> [Work instructions]:
Copy out the listing in full, exactly as written, but not its pictures.

> [Dataset content]:

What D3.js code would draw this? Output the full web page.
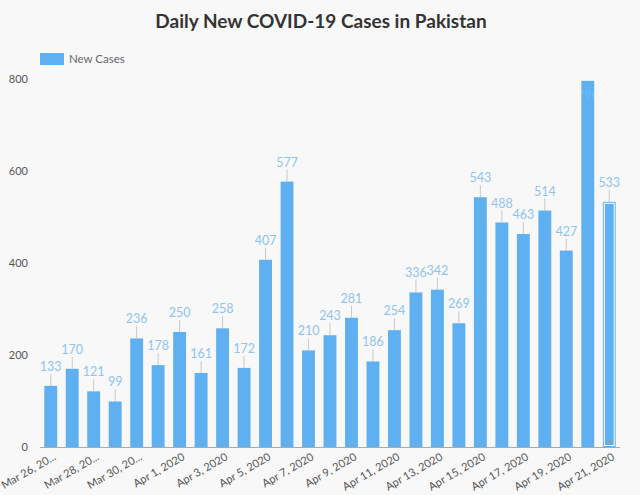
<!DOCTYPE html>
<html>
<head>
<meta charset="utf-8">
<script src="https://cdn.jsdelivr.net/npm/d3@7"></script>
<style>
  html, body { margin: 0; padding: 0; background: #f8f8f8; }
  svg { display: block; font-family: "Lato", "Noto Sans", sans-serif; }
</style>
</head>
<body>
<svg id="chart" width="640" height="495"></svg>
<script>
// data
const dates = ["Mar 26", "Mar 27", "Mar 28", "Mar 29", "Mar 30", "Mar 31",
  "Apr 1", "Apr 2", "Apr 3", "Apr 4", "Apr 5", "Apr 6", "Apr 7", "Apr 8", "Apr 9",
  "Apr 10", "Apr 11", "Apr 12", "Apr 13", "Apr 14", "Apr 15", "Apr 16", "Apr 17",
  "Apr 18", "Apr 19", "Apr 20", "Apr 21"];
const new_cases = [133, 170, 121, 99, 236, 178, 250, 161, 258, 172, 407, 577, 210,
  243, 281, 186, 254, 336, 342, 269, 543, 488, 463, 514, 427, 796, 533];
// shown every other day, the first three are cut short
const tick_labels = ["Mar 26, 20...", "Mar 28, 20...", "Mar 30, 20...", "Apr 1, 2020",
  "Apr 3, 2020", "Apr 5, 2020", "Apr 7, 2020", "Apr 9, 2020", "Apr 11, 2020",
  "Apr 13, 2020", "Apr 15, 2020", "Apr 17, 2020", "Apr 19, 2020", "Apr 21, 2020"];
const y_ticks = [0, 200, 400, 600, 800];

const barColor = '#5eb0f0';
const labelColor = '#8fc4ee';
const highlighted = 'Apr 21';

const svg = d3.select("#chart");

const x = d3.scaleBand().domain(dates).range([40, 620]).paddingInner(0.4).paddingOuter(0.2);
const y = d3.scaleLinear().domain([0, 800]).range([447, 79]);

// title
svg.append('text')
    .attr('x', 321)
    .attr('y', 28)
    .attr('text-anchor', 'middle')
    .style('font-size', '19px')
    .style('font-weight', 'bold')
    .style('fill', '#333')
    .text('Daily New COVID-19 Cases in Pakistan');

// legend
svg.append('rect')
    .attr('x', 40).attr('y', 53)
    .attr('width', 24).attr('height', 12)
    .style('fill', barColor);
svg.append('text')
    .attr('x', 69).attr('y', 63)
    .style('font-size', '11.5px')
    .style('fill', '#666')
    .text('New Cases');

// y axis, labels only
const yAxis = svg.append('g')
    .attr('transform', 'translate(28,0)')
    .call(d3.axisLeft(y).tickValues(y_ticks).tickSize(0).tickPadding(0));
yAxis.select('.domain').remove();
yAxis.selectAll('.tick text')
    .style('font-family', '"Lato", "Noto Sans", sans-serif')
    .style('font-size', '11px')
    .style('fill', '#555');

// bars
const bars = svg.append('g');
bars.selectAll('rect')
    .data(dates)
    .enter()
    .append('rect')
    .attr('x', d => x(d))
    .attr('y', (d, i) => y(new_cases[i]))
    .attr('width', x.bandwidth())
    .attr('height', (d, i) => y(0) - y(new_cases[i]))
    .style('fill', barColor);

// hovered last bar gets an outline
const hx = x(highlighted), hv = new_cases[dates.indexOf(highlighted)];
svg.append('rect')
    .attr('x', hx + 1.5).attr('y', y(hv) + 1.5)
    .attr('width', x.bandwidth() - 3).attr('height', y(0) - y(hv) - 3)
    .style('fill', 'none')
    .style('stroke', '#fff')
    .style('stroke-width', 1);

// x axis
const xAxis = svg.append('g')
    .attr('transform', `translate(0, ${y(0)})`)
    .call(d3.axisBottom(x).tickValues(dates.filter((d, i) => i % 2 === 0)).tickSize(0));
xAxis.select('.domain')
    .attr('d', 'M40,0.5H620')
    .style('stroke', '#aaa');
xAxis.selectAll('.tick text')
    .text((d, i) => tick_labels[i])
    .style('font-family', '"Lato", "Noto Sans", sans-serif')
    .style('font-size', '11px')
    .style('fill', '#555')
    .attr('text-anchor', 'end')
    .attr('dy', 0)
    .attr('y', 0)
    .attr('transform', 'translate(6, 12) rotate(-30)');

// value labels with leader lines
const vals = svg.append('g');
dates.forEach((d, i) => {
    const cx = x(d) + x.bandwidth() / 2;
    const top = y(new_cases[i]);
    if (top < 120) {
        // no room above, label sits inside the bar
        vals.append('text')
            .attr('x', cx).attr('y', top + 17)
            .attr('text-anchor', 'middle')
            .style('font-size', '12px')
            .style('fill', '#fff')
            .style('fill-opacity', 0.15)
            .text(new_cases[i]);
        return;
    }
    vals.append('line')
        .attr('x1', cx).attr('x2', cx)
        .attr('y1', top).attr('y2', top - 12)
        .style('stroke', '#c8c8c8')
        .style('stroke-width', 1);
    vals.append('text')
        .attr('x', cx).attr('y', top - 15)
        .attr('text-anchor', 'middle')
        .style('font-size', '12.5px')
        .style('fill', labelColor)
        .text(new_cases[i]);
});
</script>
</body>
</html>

> [Task response]:
What D3.js code would draw this? Output the full web page.
<!DOCTYPE html>
<html>
<head>
<meta charset="utf-8">
<script src="https://cdn.jsdelivr.net/npm/d3@7"></script>
<style>
  html, body { margin: 0; padding: 0; background: #f8f8f8; }
  svg { display: block; font-family: "Lato", "Noto Sans", sans-serif; }
</style>
</head>
<body>
<svg id="chart" width="640" height="495"></svg>
<script>
// data
const dates = ["Mar 26", "Mar 27", "Mar 28", "Mar 29", "Mar 30", "Mar 31",
  "Apr 1", "Apr 2", "Apr 3", "Apr 4", "Apr 5", "Apr 6", "Apr 7", "Apr 8", "Apr 9",
  "Apr 10", "Apr 11", "Apr 12", "Apr 13", "Apr 14", "Apr 15", "Apr 16", "Apr 17",
  "Apr 18", "Apr 19", "Apr 20", "Apr 21"];
const new_cases = [133, 170, 121, 99, 236, 178, 250, 161, 258, 172, 407, 577, 210,
  243, 281, 186, 254, 336, 342, 269, 543, 488, 463, 514, 427, 796, 533];
// shown every other day, the first three are cut short
const tick_labels = ["Mar 26, 20...", "Mar 28, 20...", "Mar 30, 20...", "Apr 1, 2020",
  "Apr 3, 2020", "Apr 5, 2020", "Apr 7, 2020", "Apr 9, 2020", "Apr 11, 2020",
  "Apr 13, 2020", "Apr 15, 2020", "Apr 17, 2020", "Apr 19, 2020", "Apr 21, 2020"];
const y_ticks = [0, 200, 400, 600, 800];

const barColor = '#5eb0f0';
const labelColor = '#8fc4ee';
const highlighted = 'Apr 21';

const svg = d3.select("#chart");

const x = d3.scaleBand().domain(dates).range([40, 620]).paddingInner(0.4).paddingOuter(0.2);
const y = d3.scaleLinear().domain([0, 800]).range([447, 79]);

// title
svg.append('text')
    .attr('x', 321)
    .attr('y', 28)
    .attr('text-anchor', 'middle')
    .style('font-size', '19px')
    .style('font-weight', 'bold')
    .style('fill', '#333')
    .text('Daily New COVID-19 Cases in Pakistan');

// legend
svg.append('rect')
    .attr('x', 40).attr('y', 53)
    .attr('width', 24).attr('height', 12)
    .style('fill', barColor);
svg.append('text')
    .attr('x', 69).attr('y', 63)
    .style('font-size', '11.5px')
    .style('fill', '#666')
    .text('New Cases');

// y axis, labels only
const yAxis = svg.append('g')
    .attr('transform', 'translate(28,0)')
    .call(d3.axisLeft(y).tickValues(y_ticks).tickSize(0).tickPadding(0));
yAxis.select('.domain').remove();
yAxis.selectAll('.tick text')
    .style('font-family', '"Lato", "Noto Sans", sans-serif')
    .style('font-size', '11px')
    .style('fill', '#555');

// bars
const bars = svg.append('g');
bars.selectAll('rect')
    .data(dates)
    .enter()
    .append('rect')
    .attr('x', d => x(d))
    .attr('y', (d, i) => y(new_cases[i]))
    .attr('width', x.bandwidth())
    .attr('height', (d, i) => y(0) - y(new_cases[i]))
    .style('fill', barColor);

// hovered last bar gets an outline
const hx = x(highlighted), hv = new_cases[dates.indexOf(highlighted)];
svg.append('rect')
    .attr('x', hx + 1.5).attr('y', y(hv) + 1.5)
    .attr('width', x.bandwidth() - 3).attr('height', y(0) - y(hv) - 3)
    .style('fill', 'none')
    .style('stroke', '#fff')
    .style('stroke-width', 1);

// x axis
const xAxis = svg.append('g')
    .attr('transform', `translate(0, ${y(0)})`)
    .call(d3.axisBottom(x).tickValues(dates.filter((d, i) => i % 2 === 0)).tickSize(0));
xAxis.select('.domain')
    .attr('d', 'M40,0.5H620')
    .style('stroke', '#aaa');
xAxis.selectAll('.tick text')
    .text((d, i) => tick_labels[i])
    .style('font-family', '"Lato", "Noto Sans", sans-serif')
    .style('font-size', '11px')
    .style('fill', '#555')
    .attr('text-anchor', 'end')
    .attr('dy', 0)
    .attr('y', 0)
    .attr('transform', 'translate(6, 12) rotate(-30)');

// value labels with leader lines
const vals = svg.append('g');
dates.forEach((d, i) => {
    const cx = x(d) + x.bandwidth() / 2;
    const top = y(new_cases[i]);
    if (top < 120) {
        // no room above, label sits inside the bar
        vals.append('text')
            .attr('x', cx).attr('y', top + 17)
            .attr('text-anchor', 'middle')
            .style('font-size', '12px')
            .style('fill', '#fff')
            .style('fill-opacity', 0.15)
            .text(new_cases[i]);
        return;
    }
    vals.append('line')
        .attr('x1', cx).attr('x2', cx)
        .attr('y1', top).attr('y2', top - 12)
        .style('stroke', '#c8c8c8')
        .style('stroke-width', 1);
    vals.append('text')
        .attr('x', cx).attr('y', top - 15)
        .attr('text-anchor', 'middle')
        .style('font-size', '12.5px')
        .style('fill', labelColor)
        .text(new_cases[i]);
});
</script>
</body>
</html>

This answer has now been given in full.